◆ What you are asked to do ◆
Identify and copy all lines of the material where the string "with" is found.

········

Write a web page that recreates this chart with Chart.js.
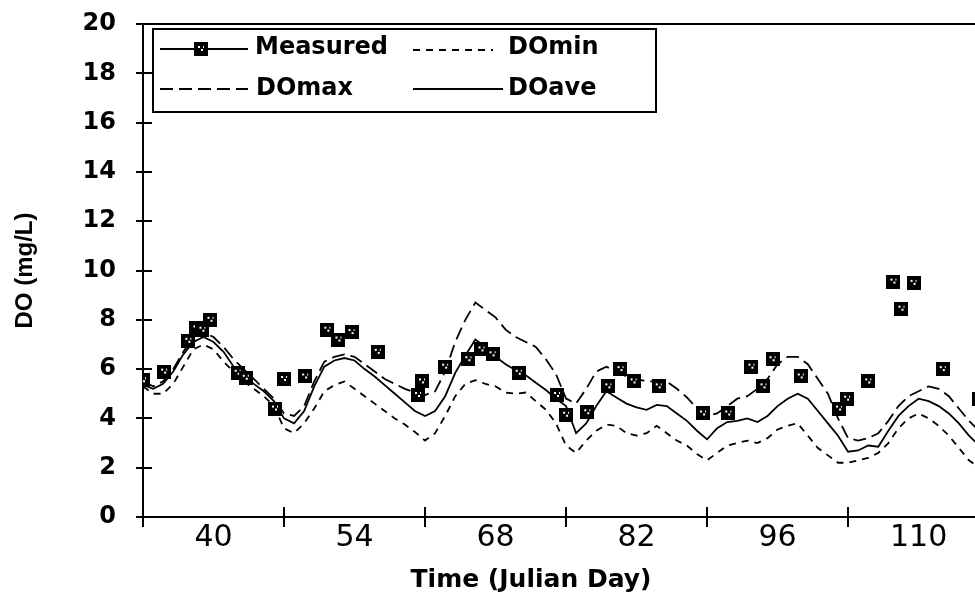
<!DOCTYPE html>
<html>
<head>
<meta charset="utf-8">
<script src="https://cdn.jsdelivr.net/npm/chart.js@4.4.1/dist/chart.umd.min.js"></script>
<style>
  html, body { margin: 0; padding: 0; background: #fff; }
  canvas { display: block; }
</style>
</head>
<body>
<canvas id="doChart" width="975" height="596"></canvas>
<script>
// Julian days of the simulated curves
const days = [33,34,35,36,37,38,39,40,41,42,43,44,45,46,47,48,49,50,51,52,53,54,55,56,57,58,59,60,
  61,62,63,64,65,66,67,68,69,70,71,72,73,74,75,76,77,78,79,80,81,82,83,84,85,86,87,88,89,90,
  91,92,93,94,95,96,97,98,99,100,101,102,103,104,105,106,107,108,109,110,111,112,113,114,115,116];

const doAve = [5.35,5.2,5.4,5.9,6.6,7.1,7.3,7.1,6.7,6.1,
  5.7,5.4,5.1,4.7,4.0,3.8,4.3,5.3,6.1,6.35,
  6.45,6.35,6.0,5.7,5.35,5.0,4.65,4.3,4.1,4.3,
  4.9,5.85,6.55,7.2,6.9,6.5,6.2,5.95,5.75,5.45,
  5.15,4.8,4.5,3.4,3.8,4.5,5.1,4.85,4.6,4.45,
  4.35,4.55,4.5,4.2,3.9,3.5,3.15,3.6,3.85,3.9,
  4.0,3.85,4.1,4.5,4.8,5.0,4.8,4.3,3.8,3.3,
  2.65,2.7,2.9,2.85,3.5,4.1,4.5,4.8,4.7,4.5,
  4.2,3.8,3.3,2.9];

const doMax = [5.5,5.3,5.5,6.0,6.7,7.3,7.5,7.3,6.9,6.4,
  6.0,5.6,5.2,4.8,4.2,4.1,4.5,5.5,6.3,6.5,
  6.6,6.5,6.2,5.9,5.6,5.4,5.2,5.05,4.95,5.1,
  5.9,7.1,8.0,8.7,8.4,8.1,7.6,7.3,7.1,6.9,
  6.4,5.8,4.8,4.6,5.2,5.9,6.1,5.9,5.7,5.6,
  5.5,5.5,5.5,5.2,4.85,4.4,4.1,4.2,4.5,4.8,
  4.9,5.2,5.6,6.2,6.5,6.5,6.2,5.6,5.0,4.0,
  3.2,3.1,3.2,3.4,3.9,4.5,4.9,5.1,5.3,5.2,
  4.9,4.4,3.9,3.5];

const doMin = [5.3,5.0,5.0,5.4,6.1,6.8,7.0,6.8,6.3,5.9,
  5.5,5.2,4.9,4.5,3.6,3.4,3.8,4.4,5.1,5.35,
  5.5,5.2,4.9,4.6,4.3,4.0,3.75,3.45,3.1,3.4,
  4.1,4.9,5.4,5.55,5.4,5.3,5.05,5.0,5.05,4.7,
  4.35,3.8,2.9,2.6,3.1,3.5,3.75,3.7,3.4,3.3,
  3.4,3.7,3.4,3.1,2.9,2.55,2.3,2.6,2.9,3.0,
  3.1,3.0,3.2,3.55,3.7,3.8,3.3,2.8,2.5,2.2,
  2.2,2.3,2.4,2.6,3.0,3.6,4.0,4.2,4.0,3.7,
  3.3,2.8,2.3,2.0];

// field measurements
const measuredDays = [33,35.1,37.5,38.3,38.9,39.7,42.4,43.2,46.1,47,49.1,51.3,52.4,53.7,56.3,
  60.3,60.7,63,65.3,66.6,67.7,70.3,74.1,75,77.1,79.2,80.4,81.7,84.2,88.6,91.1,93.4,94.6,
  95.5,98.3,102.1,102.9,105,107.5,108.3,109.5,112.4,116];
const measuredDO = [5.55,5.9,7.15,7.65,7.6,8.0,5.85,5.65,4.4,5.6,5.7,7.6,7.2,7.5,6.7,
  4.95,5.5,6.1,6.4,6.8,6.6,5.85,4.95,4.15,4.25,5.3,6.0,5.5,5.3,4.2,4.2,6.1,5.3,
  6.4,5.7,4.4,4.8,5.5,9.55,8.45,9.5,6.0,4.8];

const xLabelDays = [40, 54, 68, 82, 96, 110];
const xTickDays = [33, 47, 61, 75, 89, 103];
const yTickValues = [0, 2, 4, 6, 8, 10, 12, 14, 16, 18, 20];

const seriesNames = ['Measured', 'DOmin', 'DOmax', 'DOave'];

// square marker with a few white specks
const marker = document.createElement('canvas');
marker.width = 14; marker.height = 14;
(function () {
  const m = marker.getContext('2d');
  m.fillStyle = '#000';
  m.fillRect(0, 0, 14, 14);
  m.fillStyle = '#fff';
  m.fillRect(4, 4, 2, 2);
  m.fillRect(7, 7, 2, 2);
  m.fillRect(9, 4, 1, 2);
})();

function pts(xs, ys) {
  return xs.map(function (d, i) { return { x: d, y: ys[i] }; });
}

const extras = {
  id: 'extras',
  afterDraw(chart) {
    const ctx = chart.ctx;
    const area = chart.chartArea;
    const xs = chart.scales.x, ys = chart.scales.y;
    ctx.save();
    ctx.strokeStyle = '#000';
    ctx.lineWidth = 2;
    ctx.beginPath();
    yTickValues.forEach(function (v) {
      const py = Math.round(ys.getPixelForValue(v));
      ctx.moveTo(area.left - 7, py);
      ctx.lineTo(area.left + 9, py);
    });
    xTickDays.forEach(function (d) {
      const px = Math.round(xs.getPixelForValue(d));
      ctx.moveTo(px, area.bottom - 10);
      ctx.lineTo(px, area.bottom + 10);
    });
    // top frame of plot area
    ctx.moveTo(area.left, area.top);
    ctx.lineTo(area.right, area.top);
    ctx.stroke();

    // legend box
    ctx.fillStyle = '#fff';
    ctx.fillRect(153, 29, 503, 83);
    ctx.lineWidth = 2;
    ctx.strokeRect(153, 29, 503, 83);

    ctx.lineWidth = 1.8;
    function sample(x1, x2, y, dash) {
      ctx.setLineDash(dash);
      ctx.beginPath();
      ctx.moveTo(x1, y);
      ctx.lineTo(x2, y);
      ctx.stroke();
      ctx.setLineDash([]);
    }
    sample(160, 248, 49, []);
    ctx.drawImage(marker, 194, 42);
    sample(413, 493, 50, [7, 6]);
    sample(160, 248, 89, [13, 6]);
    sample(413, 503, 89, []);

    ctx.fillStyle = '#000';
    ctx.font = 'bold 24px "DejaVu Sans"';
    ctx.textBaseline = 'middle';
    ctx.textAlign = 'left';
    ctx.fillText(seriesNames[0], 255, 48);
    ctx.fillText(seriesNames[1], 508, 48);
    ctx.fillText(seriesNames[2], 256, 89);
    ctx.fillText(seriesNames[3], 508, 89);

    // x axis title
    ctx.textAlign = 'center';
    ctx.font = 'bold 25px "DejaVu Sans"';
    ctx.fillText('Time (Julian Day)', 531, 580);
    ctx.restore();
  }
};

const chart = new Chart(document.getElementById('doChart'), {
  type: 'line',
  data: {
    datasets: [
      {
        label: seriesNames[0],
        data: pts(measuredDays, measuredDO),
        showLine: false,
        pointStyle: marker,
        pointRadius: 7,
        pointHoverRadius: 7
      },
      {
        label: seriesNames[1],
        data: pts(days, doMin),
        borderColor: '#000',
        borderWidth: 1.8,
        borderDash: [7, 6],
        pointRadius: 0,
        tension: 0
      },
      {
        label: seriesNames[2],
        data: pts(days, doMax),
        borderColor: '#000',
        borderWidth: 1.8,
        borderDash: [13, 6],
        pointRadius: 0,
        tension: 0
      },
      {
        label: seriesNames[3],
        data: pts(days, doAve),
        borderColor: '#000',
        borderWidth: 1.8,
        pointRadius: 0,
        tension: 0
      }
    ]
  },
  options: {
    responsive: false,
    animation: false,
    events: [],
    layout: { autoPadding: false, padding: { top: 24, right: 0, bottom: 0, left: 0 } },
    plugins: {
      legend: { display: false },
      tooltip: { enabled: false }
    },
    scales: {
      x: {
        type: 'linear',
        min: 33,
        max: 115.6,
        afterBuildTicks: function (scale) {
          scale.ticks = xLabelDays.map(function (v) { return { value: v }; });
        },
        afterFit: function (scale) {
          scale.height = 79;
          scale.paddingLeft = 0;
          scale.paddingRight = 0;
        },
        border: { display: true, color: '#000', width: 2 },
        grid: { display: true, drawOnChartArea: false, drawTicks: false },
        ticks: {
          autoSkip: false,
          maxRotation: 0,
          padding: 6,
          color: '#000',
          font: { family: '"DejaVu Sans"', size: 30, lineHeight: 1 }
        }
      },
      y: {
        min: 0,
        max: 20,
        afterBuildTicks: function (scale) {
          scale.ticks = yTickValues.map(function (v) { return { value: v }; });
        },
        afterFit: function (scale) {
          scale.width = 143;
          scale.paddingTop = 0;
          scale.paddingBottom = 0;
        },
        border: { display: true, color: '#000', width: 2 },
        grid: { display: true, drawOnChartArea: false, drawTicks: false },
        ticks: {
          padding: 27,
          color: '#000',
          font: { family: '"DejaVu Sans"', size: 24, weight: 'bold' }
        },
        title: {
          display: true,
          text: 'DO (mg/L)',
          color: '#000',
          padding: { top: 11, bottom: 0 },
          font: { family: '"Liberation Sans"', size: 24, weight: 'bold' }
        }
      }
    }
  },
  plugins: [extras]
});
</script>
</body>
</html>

········

◆ Result for this exercise ◆
Write a web page that recreates this chart with Chart.js.
// square marker with a few white specks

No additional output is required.